When we got our new seats in Nats park, they have moved us 20+ rows further up the concourse and we were in basically the furthest point back for that same price point that we could be; the row right behind us was paying $20 less per ticket per night. The group that I was aligned with in RFK, that was affiliated with the Fortune 25 company? Still 3 rows off the f*cking field. So we were now paying 60/seat after having spent years with 100+ loss teams and shit facilities … my entire group cancelled in disgust. Not one of them wanted to continue after the way we were treated. Of course, the sales people called me for years, asking if I would renew. I said, “sure, put me back where I was in RFK.” and of course they couldn’t do that b/c those seats are now forever and ever owned by corporations just writing $50k checks for the seats to give out as gifts.
Todd Boss
23 Apr 26 at 3:37 pm
22nd pitcher (Cornelio) coming up! He’ll likely be tandem starter behind Mikolas, who may be struggling to keep his job if this continues too long. At $2.25M invested in just a 1 year deal, One has to think he’s on a much shorter leash than Littell ($3M this year with a $4M buyout for next).
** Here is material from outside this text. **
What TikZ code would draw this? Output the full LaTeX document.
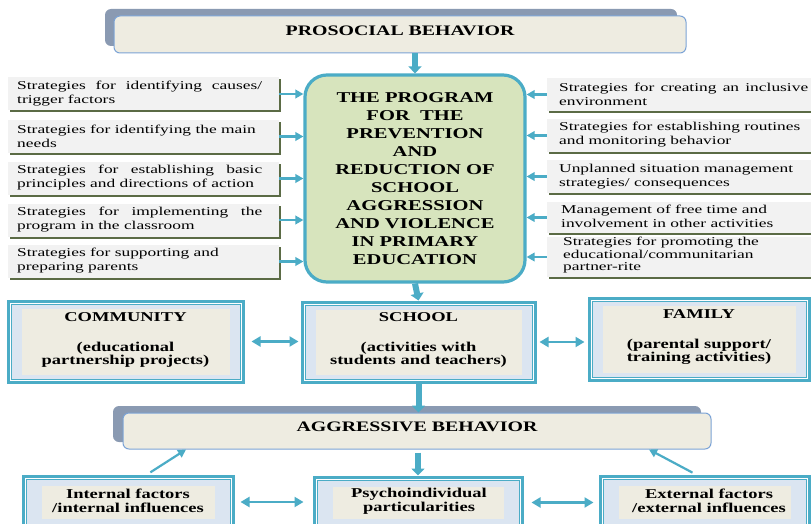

That means that we have ONE remaining healthy 40-man arm who hasn’t already appeared in the majors: AAA starter Perales, who has 11 walks in 14IP so far for Rochester.
Todd Boss
24 Apr 26 at 9:19 am
Todd, very curious for your take on the top prospects list Fangraphs just released: https://blogs.fangraphs.com/washington-nationals-top-41-prospects/
Derek
24 Apr 26 at 10:33 am
Just new posted. Kiley’s list is … crazy.